Pin-up girls, with their alluring charm, represent femininity and empowerment. The woman inked on a sailor's arm would be the only feminine form he would see for months. Applying his bold, refined style to the pin-up, Sailor Jerry created what could be argued as the world's most iconic pin-up tattoos.

Lady head tattoos are often associated with beauty, femininity, romance, desire, independence, or good luck. They can also represent a heroine, muse, or a lover. Lonely sailors at sea thousands of miles away from their homes would often get these women to remember the loved ones they had left behind. Many of the most popular lady head tattoos depict gypsy women of the European Romany culture, whose travel & nomadism were romanticised as a free way of life.

Snake tattoos represent potency and power. Unlike panthers, which are usually depicted in mid-action, snakes are typically shown coiled and ready to strike, representing a don't-tread-on-me sensibility, thus warding off evil, misfortune and potential brawls. Sailor Jerry's favourite snake to ink was a King Cobra.

Lucky 13 tattoos play part in the long-standing tradition in tattoo culture of celebrating that which others fear (hence the thematic prevalence of things like skulls and knives). Sailor Jerry's Lucky 13 motif is probably the most famous set of tattoo designs that flip a bad luck symbol on its head. The series showcases Jerry's iconic design sense along with his sense of humour.

A sailor staring down a long stint at sea- including the possibility of not returning home-often wanted a heart tattoo to keep his loved ones close. Sometimes these hearts were just images. Other times, they read "Mom" or featured the name of a special girl. Hearts remain one of the most popular tattoos for both sailors and civilians.

Representing the North Star (historically used by sailors for navigation) a nautical star tattoo was believed to keep a sailor on course and help to guide them home.

The Revival of Sailor Jerry's Legacy:

Jerry asked that upon his death, his shop be passed on to his protégés, Don Ed Hardy and Mike Malone (aka Rollo Banks). If neither took the place over, Jerry left instructions it was to be burned to the ground. Malone took possession of the shop and ran it for almost 25 years.

Although Sailor Jerry passed away in 1973, his influence and artistry continued to thrive. His distinctive style has experienced a resurgence in popularity, with many contemporary tattoo artists drawing inspiration from his work. The Sailor Jerry Spiced Rum brand has also played a significant role in preserving his legacy, celebrating his art through collaborations with artists and events.

Sailor Jerry Spiced Rum Bottle

Here at Baldy and The Fidget, we have also been inspired by Jerry and created our Cats With Tats collection. We even have a Jerry Tattoo Cat print!

Sailor Jerry tattoos have developed a very strong following among individuals who appreciate the bold, timeless aesthetic and the fascinating history behind them.
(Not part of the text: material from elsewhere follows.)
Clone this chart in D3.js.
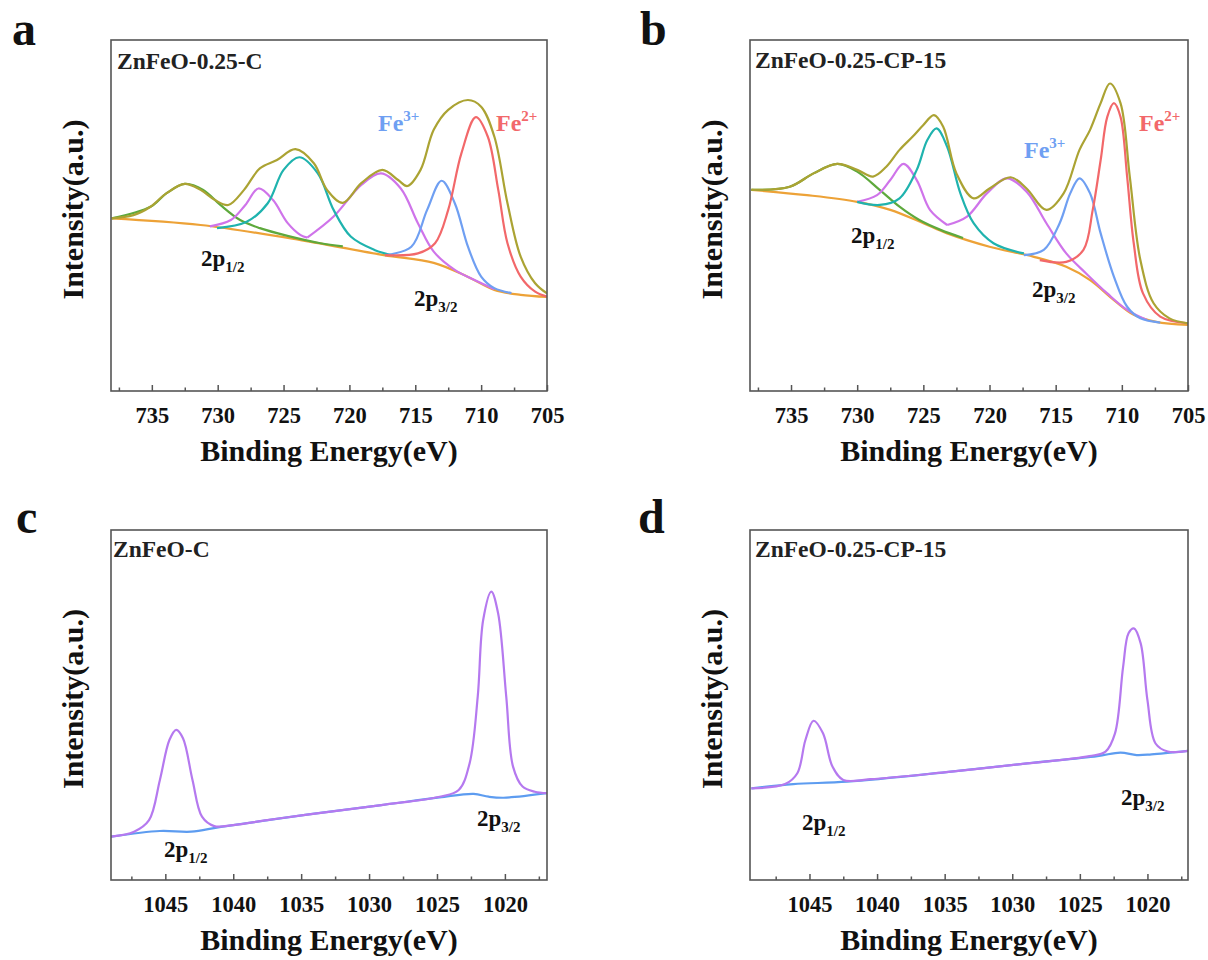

Tattoo enthusiasts gather at conventions and events worldwide to showcase their ink, share stories, and celebrate the artistry of Sailor Jerry and his enduring influence.
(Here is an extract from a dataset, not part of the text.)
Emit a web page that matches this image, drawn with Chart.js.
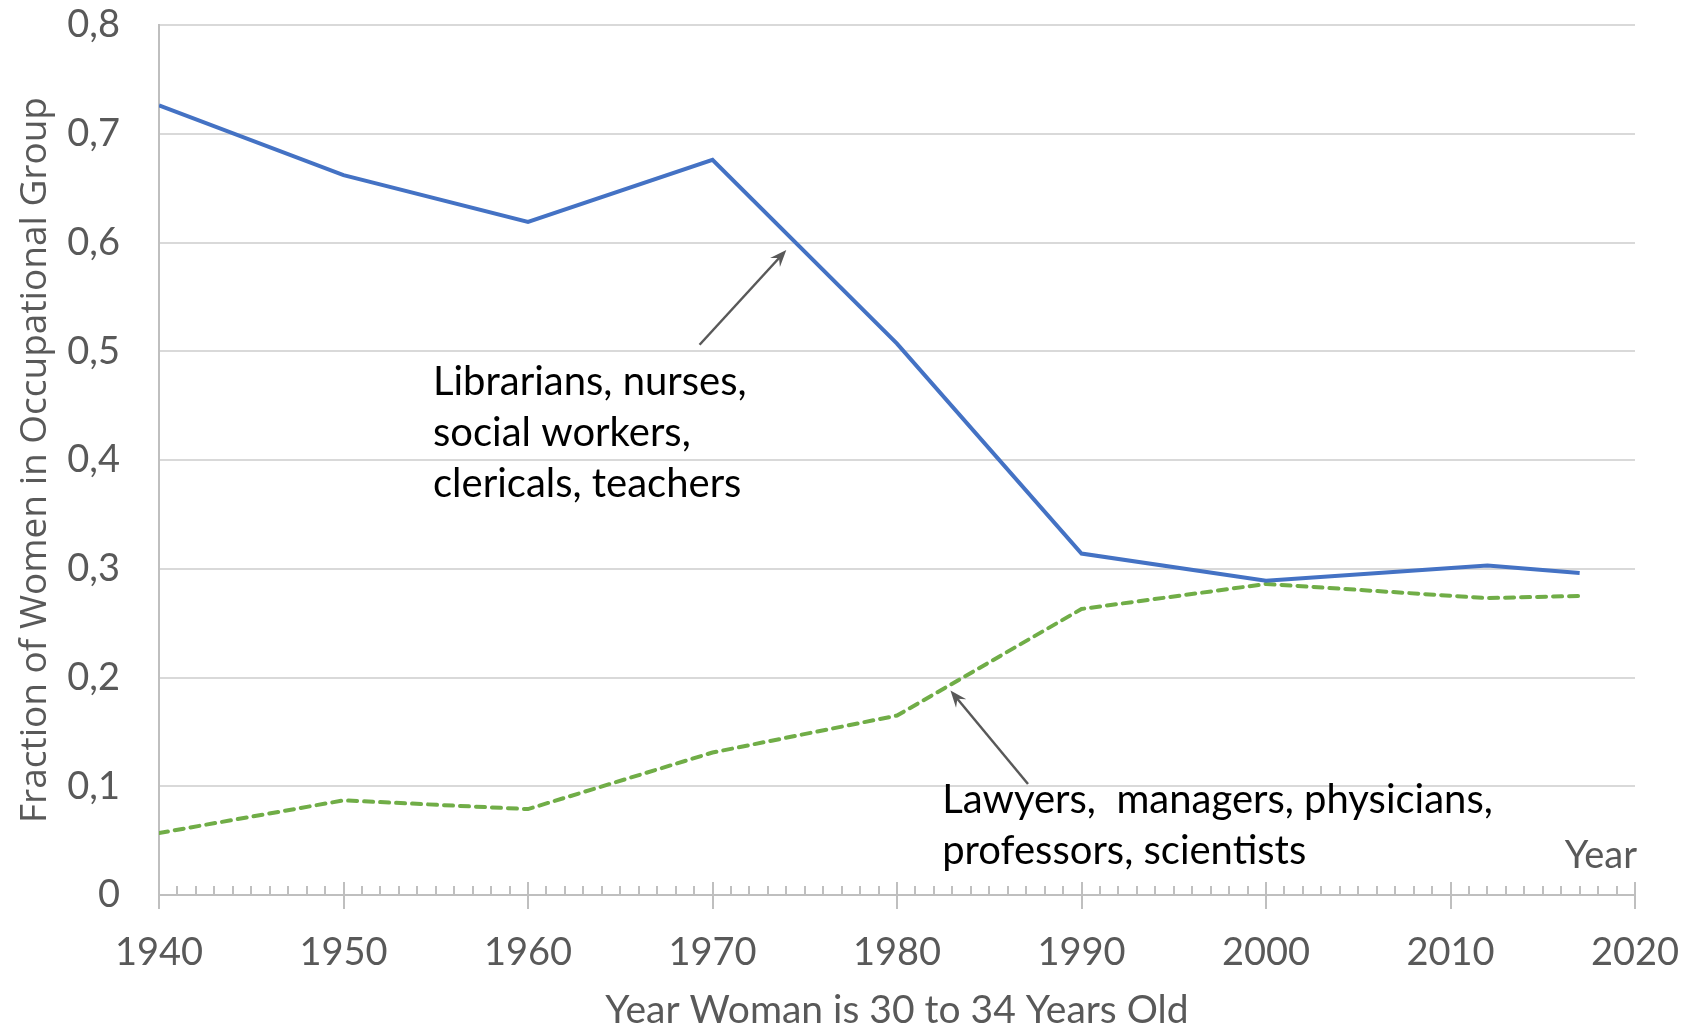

Finding Your Own Sailor Jerry Tattoo:

If you're considering getting a Jerry tattoo, take your time to explore various designs and find one that resonates with you. Look for a skilled and reputable tattoo artist who specialises in this style. Consultation with the artist is crucial to ensure they understand your vision and can bring it to life. Remember, a tattoo is a permanent form of self-expression, so don't rush the process and enjoy the journey of finding the perfect design. So, if you're considering getting a tattoo that stands the test of time, why not dive into the world of Sailor Jerry tattoos and let your imagination soar?

In Conclusion:

Jerry tattoos represent more than just ink on skin; they embody a rich cultural heritage, artistic mastery, and individual stories. Whether you're drawn to the classic motifs or the personalised adaptations, Jerry tattoos offer an opportunity to carry a piece of history with you wherever you go.

"If a design is good enough, it will find its own buyer. We don't have to sell it."